Go through the data below. Pull out every line that has the word "React".

○ ○ ○

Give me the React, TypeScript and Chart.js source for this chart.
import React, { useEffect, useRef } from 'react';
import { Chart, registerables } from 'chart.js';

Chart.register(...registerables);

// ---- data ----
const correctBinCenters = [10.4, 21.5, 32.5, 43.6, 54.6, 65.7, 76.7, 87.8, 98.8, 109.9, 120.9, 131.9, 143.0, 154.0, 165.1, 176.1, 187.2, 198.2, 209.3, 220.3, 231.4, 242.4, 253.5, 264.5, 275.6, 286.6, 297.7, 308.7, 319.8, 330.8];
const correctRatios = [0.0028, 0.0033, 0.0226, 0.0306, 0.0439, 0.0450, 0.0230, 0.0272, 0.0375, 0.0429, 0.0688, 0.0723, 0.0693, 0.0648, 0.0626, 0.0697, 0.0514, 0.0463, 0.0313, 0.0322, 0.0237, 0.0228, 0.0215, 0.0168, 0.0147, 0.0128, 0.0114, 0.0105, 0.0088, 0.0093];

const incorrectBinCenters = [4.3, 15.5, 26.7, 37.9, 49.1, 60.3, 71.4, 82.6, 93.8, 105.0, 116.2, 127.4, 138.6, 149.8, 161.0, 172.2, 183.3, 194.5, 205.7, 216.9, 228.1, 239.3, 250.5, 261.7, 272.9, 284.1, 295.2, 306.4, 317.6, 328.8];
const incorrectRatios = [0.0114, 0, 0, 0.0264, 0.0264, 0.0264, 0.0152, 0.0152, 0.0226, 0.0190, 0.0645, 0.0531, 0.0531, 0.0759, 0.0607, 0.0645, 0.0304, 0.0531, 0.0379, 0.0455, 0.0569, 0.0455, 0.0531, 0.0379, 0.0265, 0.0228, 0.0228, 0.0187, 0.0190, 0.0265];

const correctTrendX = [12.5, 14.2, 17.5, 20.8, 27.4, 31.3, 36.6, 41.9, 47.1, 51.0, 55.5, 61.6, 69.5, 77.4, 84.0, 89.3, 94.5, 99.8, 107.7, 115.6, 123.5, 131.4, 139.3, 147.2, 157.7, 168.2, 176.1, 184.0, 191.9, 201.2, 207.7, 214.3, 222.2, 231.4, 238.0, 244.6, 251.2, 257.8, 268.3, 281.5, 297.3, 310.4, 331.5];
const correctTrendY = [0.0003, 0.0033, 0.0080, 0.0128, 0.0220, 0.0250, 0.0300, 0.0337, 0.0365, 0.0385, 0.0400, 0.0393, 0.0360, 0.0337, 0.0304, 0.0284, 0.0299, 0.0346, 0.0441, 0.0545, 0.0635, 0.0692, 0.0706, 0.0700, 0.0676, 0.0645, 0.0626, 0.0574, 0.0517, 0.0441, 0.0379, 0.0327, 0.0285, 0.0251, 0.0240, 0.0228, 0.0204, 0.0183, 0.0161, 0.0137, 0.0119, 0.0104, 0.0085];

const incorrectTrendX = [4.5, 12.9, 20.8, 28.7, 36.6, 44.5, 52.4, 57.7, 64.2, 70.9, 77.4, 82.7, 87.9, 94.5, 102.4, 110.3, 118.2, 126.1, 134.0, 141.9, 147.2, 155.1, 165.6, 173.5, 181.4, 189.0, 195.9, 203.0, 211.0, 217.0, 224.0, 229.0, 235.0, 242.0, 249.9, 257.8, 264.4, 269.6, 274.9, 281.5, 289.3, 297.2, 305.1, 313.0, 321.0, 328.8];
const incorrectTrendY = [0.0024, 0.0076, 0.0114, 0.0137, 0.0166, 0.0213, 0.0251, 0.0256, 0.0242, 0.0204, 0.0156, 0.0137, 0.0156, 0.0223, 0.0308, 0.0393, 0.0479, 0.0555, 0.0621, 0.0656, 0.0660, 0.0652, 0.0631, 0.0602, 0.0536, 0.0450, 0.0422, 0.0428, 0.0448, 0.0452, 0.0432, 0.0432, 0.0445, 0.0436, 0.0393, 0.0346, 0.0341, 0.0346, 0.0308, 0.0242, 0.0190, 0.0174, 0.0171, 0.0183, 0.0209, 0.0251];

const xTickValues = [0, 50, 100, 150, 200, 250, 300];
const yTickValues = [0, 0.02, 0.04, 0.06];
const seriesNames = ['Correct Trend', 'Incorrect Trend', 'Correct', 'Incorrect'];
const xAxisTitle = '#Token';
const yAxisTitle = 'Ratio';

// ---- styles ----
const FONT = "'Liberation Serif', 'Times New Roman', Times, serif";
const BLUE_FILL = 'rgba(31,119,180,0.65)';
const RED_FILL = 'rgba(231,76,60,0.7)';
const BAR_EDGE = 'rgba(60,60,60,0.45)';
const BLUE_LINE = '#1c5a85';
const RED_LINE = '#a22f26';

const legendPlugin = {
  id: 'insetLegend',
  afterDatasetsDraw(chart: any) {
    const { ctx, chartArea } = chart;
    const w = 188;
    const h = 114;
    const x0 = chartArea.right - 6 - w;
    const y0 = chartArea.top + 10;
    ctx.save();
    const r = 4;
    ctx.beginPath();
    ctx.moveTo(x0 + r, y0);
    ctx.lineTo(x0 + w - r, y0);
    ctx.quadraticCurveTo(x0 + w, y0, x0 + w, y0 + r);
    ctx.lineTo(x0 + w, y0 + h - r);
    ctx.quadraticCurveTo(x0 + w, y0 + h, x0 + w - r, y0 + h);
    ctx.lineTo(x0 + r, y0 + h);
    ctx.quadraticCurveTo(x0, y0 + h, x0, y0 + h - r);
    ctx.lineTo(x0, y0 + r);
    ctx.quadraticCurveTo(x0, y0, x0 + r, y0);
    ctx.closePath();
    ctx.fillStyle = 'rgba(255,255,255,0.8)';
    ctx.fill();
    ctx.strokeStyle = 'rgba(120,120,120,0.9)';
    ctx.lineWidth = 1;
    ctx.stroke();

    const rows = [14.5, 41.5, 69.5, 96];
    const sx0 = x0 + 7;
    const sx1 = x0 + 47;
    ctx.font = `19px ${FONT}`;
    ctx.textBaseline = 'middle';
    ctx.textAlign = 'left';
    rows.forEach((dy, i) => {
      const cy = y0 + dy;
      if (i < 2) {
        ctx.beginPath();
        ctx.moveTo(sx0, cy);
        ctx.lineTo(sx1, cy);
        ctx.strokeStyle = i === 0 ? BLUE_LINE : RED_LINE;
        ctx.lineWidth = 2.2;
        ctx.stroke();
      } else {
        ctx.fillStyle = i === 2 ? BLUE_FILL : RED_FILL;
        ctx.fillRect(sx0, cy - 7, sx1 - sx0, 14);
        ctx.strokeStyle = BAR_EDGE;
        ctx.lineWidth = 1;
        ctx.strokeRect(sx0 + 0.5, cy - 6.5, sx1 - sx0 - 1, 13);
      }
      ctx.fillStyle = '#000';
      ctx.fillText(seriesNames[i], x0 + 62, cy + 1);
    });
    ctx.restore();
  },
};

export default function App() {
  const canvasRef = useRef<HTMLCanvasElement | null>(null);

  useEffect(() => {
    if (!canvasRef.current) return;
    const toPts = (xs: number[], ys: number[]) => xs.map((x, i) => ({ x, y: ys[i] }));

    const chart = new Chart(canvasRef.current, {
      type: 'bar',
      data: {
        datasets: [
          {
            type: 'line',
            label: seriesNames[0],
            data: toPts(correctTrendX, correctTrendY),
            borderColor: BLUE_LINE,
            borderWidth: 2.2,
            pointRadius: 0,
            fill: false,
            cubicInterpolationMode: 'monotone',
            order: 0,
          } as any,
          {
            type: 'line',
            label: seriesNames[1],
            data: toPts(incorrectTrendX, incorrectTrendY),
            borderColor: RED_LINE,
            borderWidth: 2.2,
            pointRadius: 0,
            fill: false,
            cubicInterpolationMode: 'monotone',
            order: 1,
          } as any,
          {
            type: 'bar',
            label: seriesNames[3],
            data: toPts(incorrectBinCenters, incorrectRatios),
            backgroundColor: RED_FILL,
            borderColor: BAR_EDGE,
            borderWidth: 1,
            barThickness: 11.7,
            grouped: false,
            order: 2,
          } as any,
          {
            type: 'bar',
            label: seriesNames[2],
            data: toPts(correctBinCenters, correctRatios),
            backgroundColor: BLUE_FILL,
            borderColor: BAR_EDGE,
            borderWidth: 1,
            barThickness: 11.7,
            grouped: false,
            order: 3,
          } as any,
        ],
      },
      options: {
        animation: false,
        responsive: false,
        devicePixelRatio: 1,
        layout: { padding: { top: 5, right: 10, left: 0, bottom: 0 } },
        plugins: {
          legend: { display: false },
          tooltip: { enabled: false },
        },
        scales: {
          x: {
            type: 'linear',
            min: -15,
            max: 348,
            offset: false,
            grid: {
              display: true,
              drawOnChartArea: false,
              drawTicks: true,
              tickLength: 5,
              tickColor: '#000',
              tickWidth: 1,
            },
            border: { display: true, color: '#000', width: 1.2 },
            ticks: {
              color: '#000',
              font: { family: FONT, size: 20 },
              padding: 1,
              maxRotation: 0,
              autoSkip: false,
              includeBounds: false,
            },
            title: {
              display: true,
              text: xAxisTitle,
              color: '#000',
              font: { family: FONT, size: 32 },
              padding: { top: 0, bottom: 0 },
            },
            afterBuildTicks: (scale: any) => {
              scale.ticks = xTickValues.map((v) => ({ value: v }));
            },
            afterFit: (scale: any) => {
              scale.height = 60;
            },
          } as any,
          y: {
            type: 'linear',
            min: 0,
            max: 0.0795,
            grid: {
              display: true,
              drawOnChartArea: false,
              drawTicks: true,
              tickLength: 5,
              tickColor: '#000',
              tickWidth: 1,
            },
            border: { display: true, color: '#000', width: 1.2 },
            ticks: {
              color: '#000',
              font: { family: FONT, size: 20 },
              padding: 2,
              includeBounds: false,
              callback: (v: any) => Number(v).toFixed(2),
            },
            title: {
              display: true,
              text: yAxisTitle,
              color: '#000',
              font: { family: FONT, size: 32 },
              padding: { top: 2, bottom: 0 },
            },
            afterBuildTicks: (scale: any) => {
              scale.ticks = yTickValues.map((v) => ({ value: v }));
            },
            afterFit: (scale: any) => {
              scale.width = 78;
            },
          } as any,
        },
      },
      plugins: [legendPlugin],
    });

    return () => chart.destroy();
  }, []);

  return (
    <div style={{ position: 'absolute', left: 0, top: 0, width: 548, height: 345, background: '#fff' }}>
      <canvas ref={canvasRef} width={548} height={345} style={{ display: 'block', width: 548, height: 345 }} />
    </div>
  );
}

○ ○ ○

SOLUTION TO THIS TASK.
Give me the React, TypeScript and Chart.js source for this chart.
import React, { useEffect, useRef } from 'react';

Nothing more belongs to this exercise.